2017年の東京大学、前期日程試験・英語の入試問題です。解いてみてください。
「あなたがいま試験を受けているキャンパスに関して、気づいたことを一つ選び、それについて60-80語の英語で説明しなさい」
どうですか。もし解答をお寄せいただいても、現役の東大教官ですので個別にはコメントしづらいですが、出題の方向性は時代の要請に合致したものと理解しています。
上の出題、解いたばかりのはずの1年生たちに尋ねても、出題意図について素っ頓狂な答えが大半です。

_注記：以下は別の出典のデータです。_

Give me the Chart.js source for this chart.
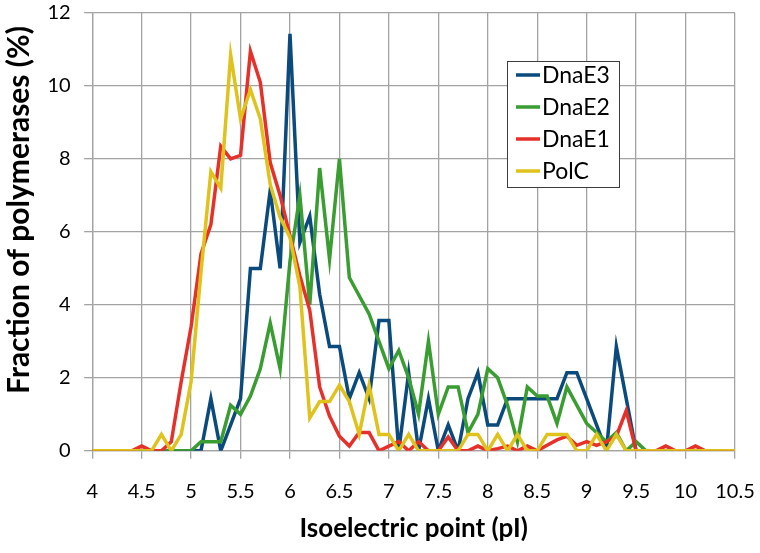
<!DOCTYPE html>
<html>
<head>
<meta charset="utf-8">
<script src="https://cdn.jsdelivr.net/npm/chart.js@4.4.1/dist/chart.umd.min.js"></script>
<style>
  html, body { margin: 0; padding: 0; background: #ffffff; }
  #wrap { width: 760px; height: 553px; position: relative; }
</style>
</head>
<body>
<div id="wrap"><canvas id="pIChart"></canvas></div>
<script>
// isoelectric point bins (x values)
const pI = [
  4.0, 4.1, 4.2, 4.3, 4.4, 4.5, 4.6, 4.7, 4.8, 4.9,
  5.0, 5.1, 5.2, 5.3, 5.4, 5.5, 5.6, 5.7, 5.8, 5.9,
  6.0, 6.1, 6.2, 6.3, 6.4, 6.5, 6.6, 6.7, 6.8, 6.9,
  7.0, 7.1, 7.2, 7.3, 7.4, 7.5, 7.6, 7.7, 7.8, 7.9,
  8.0, 8.1, 8.2, 8.3, 8.4, 8.5, 8.6, 8.7, 8.8, 8.9,
  9.0, 9.1, 9.2, 9.3, 9.4, 9.5, 9.6, 9.7, 9.8, 9.9,
  10.0, 10.1, 10.2, 10.3, 10.4, 10.5
];

// fraction of polymerases (%) per bin
const dnaE3 = [
  0, 0, 0, 0, 0, 0, 0, 0, 0, 0,
  0, 0, 1.43, 0, 0.71, 1.43, 5.0, 5.0, 7.14, 5.0,
  11.43, 5.71, 6.43, 4.29, 2.86, 2.86, 1.43, 2.14, 1.43, 3.57,
  3.57, 0, 2.14, 0, 1.43, 0, 0.71, 0, 1.43, 2.14,
  0.71, 0.71, 1.43, 1.43, 1.43, 1.43, 1.43, 1.43, 2.14, 2.14,
  1.43, 0.71, 0, 2.86, 1.43, 0, 0, 0, 0, 0,
  0, 0, 0, 0, 0, 0
];
const dnaE2 = [
  0, 0, 0, 0, 0, 0, 0, 0, 0, 0,
  0, 0.25, 0.25, 0.25, 1.25, 1.0, 1.5, 2.25, 3.5, 2.25,
  5.2, 7.0, 4.0, 7.75, 5.25, 8.0, 4.75, 4.25, 3.75, 3.0,
  2.25, 2.75, 2.0, 1.0, 3.0, 1.0, 1.75, 1.75, 0.5, 1.0,
  2.25, 2.0, 1.25, 0.25, 1.75, 1.5, 1.5, 0.75, 1.75, 1.25,
  0.75, 0.5, 0.25, 0.5, 0, 0.25, 0, 0, 0, 0,
  0, 0, 0, 0, 0, 0
];
const dnaE1 = [
  0, 0, 0, 0, 0, 0.13, 0, 0, 0.25, 1.9,
  3.4, 5.4, 6.2, 8.35, 8.0, 8.1, 10.95, 10.1, 7.9, 7.0,
  5.9, 4.8, 3.85, 1.75, 0.95, 0.4, 0.13, 0.5, 0.5, 0,
  0.13, 0.25, 0, 0.25, 0, 0, 0.38, 0, 0, 0.13,
  0, 0.06, 0.13, 0, 0.13, 0, 0.15, 0.3, 0.4, 0.15,
  0.25, 0.15, 0.25, 0.4, 1.1, 0, 0, 0, 0.13, 0,
  0, 0.13, 0, 0, 0, 0
];
const polC = [
  0, 0, 0, 0, 0, 0, 0, 0.45, 0, 0.45,
  1.9, 4.9, 7.65, 7.2, 10.85, 9.1, 9.9, 9.1, 7.3, 6.4,
  5.85, 4.5, 0.9, 1.35, 1.35, 1.8, 1.35, 0.45, 1.8, 0.45,
  0.45, 0, 0.45, 0, 0, 0, 0, 0, 0.45, 0.45,
  0, 0.45, 0, 0.45, 0, 0, 0.45, 0.45, 0.45, 0,
  0, 0.45, 0, 0.45, 0, 0, 0, 0, 0, 0,
  0, 0, 0, 0, 0, 0
];

const seriesNames = ["DnaE3", "DnaE2", "DnaE1", "PolC"];
const seriesColors = ["#0b4a7c", "#3a9d31", "#e5312a", "#dfc21c"];
const xTicks = [4, 4.5, 5, 5.5, 6, 6.5, 7, 7.5, 8, 8.5, 9, 9.5, 10, 10.5];
const yTitle = "Fraction of polymerases (%)";
const xTitle = "Isoelectric point (pI)";

const gridColor = "#a3a3a3";
const fontFamily = "Lato, 'Open Sans', sans-serif";

function toPoints(values) {
  return values.map((v, i) => ({ x: pI[i], y: v }));
}

// legend box inside the plot (top right) + y title sitting a bit above centre
const extras = {
  id: "extras",
  afterDatasetsDraw(chart) {
    const ctx = chart.ctx;
    const boxX = 507, boxY = 61, boxW = 112, boxH = 126;
    ctx.save();
    ctx.fillStyle = "#ffffff";
    ctx.fillRect(boxX, boxY, boxW, boxH);
    ctx.strokeStyle = "#3c3c3c";
    ctx.lineWidth = 1;
    ctx.strokeRect(boxX + 0.5, boxY + 0.5, boxW, boxH);
    ctx.font = "23px " + fontFamily;
    ctx.textBaseline = "middle";
    chart.data.datasets.forEach((ds, i) => {
      const y = boxY + 14 + i * 32;
      ctx.strokeStyle = ds.borderColor;
      ctx.lineWidth = 3.5;
      ctx.beginPath();
      ctx.moveTo(boxX + 9, y);
      ctx.lineTo(boxX + 33, y);
      ctx.stroke();
      ctx.fillStyle = "#000000";
      ctx.fillText(ds.label, boxX + 35, y + 1);
    });

    // y axis title
    ctx.translate(19, 210);
    ctx.rotate(-Math.PI / 2);
    ctx.font = "bold 30px " + fontFamily;
    ctx.textAlign = "center";
    ctx.fillText(yTitle, 0, 0);
    ctx.restore();
  },
};

const allSeries = [dnaE3, dnaE2, dnaE1, polC];

new Chart(document.getElementById("pIChart"), {
  type: "line",
  data: {
    datasets: allSeries.map((vals, i) => ({
      label: seriesNames[i],
      data: toPoints(vals),
      borderColor: seriesColors[i],
      backgroundColor: seriesColors[i],
      borderWidth: 3.5,
      pointRadius: 0,
      tension: 0,
      order: allSeries.length - i,
    })),
  },
  options: {
    responsive: true,
    maintainAspectRatio: false,
    animation: false,
    layout: {
      padding: { left: 34, right: 25, top: 13, bottom: 9 },
    },
    plugins: {
      legend: { display: false },
      tooltip: { enabled: false },
    },
    scales: {
      x: {
        type: "linear",
        min: 4,
        max: 10.5,
        afterBuildTicks: (axis) => {
          axis.ticks = xTicks.map((v) => ({ value: v }));
        },
        // let the layout padding alone decide the plot edges
        afterFit: (scale) => {
          scale.paddingLeft = 0;
          scale.paddingRight = 0;
        },
        grid: {
          color: gridColor,
          lineWidth: 1.3,
          tickLength: 8,
        },
        border: { color: gridColor, width: 1.3 },
        ticks: {
          color: "#000000",
          padding: 21,
          maxRotation: 0,
          autoSkip: false,
          font: { family: fontFamily, size: 20 },
          callback: (v) => String(v),
        },
        title: {
          display: true,
          text: xTitle,
          color: "#000000",
          font: { family: fontFamily, size: 26, weight: "bold" },
          padding: { top: -12, bottom: 0 },
        },
      },
      y: {
        min: 0,
        max: 12,
        afterFit: (scale) => {
          scale.paddingTop = 0;
          scale.paddingBottom = 0;
        },
        ticks: {
          stepSize: 2,
          color: "#000000",
          padding: 13.5,
          font: { family: fontFamily, size: 20 },
        },
        grid: {
          color: gridColor,
          lineWidth: 1.3,
          tickLength: 8,
        },
        border: { color: gridColor, width: 1.3 },
      },
    },
  },
  plugins: [extras],
});
</script>
</body>
</html>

上記の出題、今日日本国内では表層的な話ばかりかまびすしいAIやIoTと関連して考えると、非常に物事の見通しが良くなります。高校生たちに、
「AIが東大入試に合格すると思うか?」
「自分とAIが競争して、どちらが勝つと思うか?」
などと問うと、まず100%「AIは合格する」「自分はAIに負ける」という悲観的な答えが返ってきます。
が、少なくとも上記の問題について、抜き打ちで出題された場合、AIはまともな答を出せない可能性が高い。
これをめぐって「論理」と「俳句」(前回の続きでもあるのです)という観点から検討してみましょう。
AIでは歯が立たない問題とは?
私は計算機と競争しようと全く思いません。計算機は道具ですから、それが得意なモノカルチャーだけやらせておけばよい。私が仕事としている音楽の作曲、学校で学び副業や余暇で使っている物理や数学は、とてもではないですが、ノイマン計算機の学習程度で脅かされるような代物ではないので、余裕で笑っていられます。
これが仮に、作曲という言葉を、どこにでもある、またどうでもいい亜流アレンジの出来損ないを捏造する程度に考えるなら、AIにも猿真似程度のことはできるでしょう。でも陳腐この上ないことはあらかじめ分かっています。やめた方がいい。
先ほどの英語の出題、ポイントの1つは、
「あなたがいま試験を受けているキャンパス」を対象としているところにあります。